Umenyiora readily acknowledges his aversion to the spotlight.
“I won’t lie to you,” he said. “I’ve wished that I wasn’t in such a big market, that I could have just gone about my business and played football and been in a small corner somewhere where nobody knows anything.”
Yet his reticence is more philosophical.
Umenyiora spent his childhood in London and in his native Nigeria, then moved to the United States as a teenager. He did not play football until 11th grade, then earned a business degree from Troy University in Alabama, and developed an abiding appreciation for history, politics and religion. He recently finished reading the Bible and started the Koran. Tuck revealed that he and Umenyiora were in the midst of a long-running discussion comparing Clinton-era economics with the policies of President Obama.
Quite simply, Umenyiora said, he does not understand all the fuss about the N.F.L.
“That’s the thing,” he said, pointing two fingers at his own body. “Look at what I do. I put on tights and go out there and try to hit someone. It’s hard, but is it really important? Does it matter? Why should we get any attention at all?”
He was not being modest or feigning humility, but simply asking a question. Umenyiora will often raise broader points about a subject, regardless of how universally accepted it is, said Adewale Ogunleye, who retired from the N.F.L. in 2010 and is one of Umenyiora’s closest friends.
The two once spent an inordinate amount of time, Ogunleye said, debating the merits of flying first class when an exit-row seat offered the same leg room. Umenyiora, Ogunleye recalled, was trying to be sure that Ogunleye found some value in the first-class seat as opposed to simply wanting it because he thought that is where a professional athlete should sit.
“He just doesn’t accept things because they are what everyone else accepts,” Ogunleye said. “He needs to see the reason behind it.

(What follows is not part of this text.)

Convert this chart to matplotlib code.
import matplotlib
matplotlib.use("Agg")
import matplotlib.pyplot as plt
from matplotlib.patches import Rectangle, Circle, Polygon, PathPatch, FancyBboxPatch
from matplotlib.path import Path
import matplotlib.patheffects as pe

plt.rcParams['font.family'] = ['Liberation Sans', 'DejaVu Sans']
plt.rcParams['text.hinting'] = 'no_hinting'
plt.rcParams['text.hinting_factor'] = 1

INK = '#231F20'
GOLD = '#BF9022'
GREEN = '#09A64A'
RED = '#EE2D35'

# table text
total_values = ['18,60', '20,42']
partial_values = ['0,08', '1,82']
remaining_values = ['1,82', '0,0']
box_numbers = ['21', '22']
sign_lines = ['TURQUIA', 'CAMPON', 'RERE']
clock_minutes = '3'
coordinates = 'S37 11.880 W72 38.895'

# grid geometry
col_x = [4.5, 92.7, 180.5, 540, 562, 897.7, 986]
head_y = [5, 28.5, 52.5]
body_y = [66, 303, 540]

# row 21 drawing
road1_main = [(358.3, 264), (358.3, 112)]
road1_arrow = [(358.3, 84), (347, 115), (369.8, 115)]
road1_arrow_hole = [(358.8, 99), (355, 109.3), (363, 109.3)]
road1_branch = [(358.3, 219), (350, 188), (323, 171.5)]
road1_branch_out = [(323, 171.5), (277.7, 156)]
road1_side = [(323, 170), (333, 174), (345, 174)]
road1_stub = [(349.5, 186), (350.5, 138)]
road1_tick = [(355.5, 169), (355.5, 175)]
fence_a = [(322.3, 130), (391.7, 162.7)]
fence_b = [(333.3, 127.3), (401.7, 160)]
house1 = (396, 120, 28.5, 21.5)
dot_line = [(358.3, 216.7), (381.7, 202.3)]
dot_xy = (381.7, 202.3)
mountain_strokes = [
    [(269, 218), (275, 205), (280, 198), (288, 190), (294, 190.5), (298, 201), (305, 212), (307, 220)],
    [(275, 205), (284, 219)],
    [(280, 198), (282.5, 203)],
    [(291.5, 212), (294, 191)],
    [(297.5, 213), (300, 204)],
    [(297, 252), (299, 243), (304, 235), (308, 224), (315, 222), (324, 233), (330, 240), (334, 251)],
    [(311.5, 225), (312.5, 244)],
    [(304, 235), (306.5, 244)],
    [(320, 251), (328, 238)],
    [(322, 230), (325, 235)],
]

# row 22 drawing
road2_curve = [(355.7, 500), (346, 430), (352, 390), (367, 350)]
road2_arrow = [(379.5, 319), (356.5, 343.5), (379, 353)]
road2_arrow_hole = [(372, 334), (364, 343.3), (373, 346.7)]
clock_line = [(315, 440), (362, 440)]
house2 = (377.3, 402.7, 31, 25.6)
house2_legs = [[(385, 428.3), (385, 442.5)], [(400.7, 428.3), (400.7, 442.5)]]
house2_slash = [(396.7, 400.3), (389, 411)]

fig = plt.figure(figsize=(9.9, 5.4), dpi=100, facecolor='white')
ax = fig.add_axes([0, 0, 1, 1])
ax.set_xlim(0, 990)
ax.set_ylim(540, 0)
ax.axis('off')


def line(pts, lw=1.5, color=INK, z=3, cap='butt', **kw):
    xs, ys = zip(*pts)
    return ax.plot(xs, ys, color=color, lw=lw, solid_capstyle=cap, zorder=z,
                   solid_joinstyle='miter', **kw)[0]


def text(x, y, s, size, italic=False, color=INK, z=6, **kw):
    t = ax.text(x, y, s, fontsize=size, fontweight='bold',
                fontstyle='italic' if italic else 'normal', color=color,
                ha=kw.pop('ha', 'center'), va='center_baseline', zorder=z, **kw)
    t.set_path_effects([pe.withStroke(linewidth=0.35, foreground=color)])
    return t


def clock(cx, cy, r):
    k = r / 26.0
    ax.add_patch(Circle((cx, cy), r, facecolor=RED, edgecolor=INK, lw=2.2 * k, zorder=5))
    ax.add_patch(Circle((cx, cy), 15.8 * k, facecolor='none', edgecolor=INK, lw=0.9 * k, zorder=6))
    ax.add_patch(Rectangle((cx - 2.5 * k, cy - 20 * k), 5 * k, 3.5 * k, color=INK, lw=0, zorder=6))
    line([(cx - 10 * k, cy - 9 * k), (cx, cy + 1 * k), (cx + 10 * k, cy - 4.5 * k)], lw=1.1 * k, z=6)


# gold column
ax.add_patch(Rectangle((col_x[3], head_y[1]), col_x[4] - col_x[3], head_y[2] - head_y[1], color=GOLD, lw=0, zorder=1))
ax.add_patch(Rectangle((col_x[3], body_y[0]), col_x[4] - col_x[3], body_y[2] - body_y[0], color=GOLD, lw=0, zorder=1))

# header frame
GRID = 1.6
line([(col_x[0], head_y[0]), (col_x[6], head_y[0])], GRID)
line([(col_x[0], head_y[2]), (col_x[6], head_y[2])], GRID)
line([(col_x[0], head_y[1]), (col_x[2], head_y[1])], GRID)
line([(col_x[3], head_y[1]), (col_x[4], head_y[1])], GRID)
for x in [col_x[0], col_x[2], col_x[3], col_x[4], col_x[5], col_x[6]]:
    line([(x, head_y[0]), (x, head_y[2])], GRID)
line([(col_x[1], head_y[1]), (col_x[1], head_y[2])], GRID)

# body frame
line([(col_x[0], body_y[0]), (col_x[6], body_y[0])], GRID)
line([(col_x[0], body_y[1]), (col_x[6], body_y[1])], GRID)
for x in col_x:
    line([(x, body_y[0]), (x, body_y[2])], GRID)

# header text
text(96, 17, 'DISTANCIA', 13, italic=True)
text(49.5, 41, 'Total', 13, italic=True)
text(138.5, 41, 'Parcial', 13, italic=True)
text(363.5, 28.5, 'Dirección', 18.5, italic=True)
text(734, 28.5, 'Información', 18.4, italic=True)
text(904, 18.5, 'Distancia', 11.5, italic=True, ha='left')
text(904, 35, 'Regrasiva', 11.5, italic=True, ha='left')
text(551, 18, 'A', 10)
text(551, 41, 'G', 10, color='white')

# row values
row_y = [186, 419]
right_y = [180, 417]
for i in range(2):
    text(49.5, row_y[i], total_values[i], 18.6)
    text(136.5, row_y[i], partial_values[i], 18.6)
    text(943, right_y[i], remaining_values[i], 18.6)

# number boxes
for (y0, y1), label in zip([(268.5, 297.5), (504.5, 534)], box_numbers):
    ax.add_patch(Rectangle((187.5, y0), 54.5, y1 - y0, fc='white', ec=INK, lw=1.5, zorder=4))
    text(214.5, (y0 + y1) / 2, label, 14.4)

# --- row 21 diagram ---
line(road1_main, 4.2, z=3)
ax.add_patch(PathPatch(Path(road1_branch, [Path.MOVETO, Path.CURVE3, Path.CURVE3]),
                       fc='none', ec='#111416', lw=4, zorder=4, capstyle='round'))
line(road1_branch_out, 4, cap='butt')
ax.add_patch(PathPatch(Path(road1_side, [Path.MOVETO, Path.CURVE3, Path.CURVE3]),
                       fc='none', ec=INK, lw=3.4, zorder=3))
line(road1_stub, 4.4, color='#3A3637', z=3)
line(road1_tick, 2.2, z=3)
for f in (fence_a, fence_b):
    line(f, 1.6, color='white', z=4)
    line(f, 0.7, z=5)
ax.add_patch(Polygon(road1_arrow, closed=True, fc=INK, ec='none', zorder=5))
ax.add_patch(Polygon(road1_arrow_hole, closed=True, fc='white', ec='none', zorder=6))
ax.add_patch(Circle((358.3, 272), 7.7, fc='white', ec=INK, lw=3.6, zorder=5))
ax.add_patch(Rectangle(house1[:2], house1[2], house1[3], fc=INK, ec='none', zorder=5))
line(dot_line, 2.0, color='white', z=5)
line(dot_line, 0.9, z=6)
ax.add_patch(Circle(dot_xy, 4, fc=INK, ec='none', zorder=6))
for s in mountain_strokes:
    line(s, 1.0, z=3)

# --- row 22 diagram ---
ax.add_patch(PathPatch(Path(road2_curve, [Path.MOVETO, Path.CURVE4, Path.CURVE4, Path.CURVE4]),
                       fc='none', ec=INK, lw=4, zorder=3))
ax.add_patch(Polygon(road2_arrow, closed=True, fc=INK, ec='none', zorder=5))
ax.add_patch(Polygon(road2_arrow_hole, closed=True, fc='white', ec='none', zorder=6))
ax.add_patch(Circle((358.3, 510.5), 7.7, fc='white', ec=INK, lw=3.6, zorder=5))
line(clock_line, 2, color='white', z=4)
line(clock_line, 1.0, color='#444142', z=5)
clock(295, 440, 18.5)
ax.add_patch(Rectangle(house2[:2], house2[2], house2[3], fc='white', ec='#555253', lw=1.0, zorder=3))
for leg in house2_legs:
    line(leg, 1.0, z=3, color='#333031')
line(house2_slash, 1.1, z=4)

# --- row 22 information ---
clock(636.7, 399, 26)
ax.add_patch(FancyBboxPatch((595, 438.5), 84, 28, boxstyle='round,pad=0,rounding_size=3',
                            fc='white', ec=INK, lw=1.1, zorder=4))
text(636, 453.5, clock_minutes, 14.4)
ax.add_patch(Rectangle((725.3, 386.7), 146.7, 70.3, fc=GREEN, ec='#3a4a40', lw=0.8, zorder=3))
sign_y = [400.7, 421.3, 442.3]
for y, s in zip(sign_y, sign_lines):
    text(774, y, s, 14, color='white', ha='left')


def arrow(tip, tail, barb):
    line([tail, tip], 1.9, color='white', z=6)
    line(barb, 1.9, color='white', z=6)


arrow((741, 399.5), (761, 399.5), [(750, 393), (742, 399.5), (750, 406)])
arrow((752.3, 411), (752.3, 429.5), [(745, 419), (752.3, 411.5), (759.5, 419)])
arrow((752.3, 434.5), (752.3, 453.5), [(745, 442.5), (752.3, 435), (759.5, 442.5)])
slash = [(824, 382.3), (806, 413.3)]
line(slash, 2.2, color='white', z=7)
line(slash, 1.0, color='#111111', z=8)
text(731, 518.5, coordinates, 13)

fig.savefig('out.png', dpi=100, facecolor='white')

He needs to think about it.”
Along those lines, Ogunleye added that Umenyiora was seemingly immune to fads and trends. When a visitor recently chided Umenyiora for still having a BlackBerry in a locker room full of iPhones and Androids, he said defiantly: “I really love this thing. Why change?” Umenyiora also avoids designer clothes. He frequently wears dark gray Crocs sandals to and from team headquarters (to complement his gray sweat pants) and once, when Ogunleye and Umenyiora went out for a night on the town with friends, Umenyiora showed up in full Nigerian dress. Their companions were surprised, but “that’s just what he does,” Ogunleye said.
“He wears what he wants even if some people thought it was like something out of ‘Coming to America,’ ” Ogunleye added. “He doesn’t care.”
When Umenyiora bows to public pressure, it rarely goes well. He recently gave in and began reading “Fifty Shades of Grey” (“It was like you couldn’t get away from people talking about it,” he said) but quit after just a few pages because “the writing was just so cheesy I was like, ‘Come on man, you can’t do this.’ ”He added, “I didn’t even get to the good parts.”
Lately, Umenyiora has found himself thinking of the future more. He will be 31 next month. He has struggled along with the rest of the defensive line over the Giants’ first five games, and he is not signed beyond this season.
The notion that he is nearing the end of his career has changed his perspective. That was part of the motivation for his talk in the meeting room, he said, and he acknowledged that he now viewed his contract battles with the Giants differently.
The disputes — which involved public posturing by each side, occasional name-calling, aborted trade attempts and a holdout, among other tactics — dragged on acrimoniously. And when they finally ended, Umenyiora repeatedly said he had no regrets, even though he ultimately secured little in terms of money.
Now, though, his opinion has changed. He recalled a moment after the Giants won the Super Bowl last February, when a reporter approached him in the midst of the giddy celebration and wanted to know how he felt about his contract. Umenyiora’s face fell.
“It was like a cloud hanging over me,” he said. “It was terrible. It felt like it would never go away.
“Of course I regret it,” Umenyiora added. “Because nothing was really accomplished out of it. I didn’t really gain anything. The extra money I’m making this year? Even 10 times that wasn’t worth what I had to endure.”
He laughed. “I have a business degree, but I’m not a good businessman — you could tell that through everything I do,” he said. “That contract stuff — that was the worst thing I ever could have done.”
That is what Umenyiora told the other defensive linemen, he said, using those exact words. He believed in the principle that N.F.L. teams cut players in the middle of contracts, so players should be free to renegotiate as well, but he “never imagined it would get so ugly.”
It was hard to acknowledge his errors, Umenyiora said, but he is changing. Lately he has talked more about family, particularly with Tuck and Ogunleye. Umenyiora “has dated the most attractive women on the face of the Earth,” Ogunleye said, and has a 5-year-old son, Tijani, whom he wishes he saw even more than he does. But he has never married, choosing instead to “run around,” as he described it.
For a long time, Umenyiora said, he believed he might never get married. His parents divorced when he was an infant and that made him “not very easy to love,” he said. He almost never discusses his home life.
But for a moment, he opened up. “Your mother? Your family?” he said. “That’s how you learn to love. I used to think I didn’t need that, but now I know I do. I want that love someday, too.”
He smiled then, not sullen or surly or sour at all. Umenyiora’s public image may never fully recover from the arrows of the past few off-seasons, but that does not mean he should be defined by it. He made sure to remind his teammates of that in the meeting room, too.
“I told them, ‘It takes a genius to learn from other people’s mistakes,’ ” he said. “It’s true. Most people, they have to learn from their own.”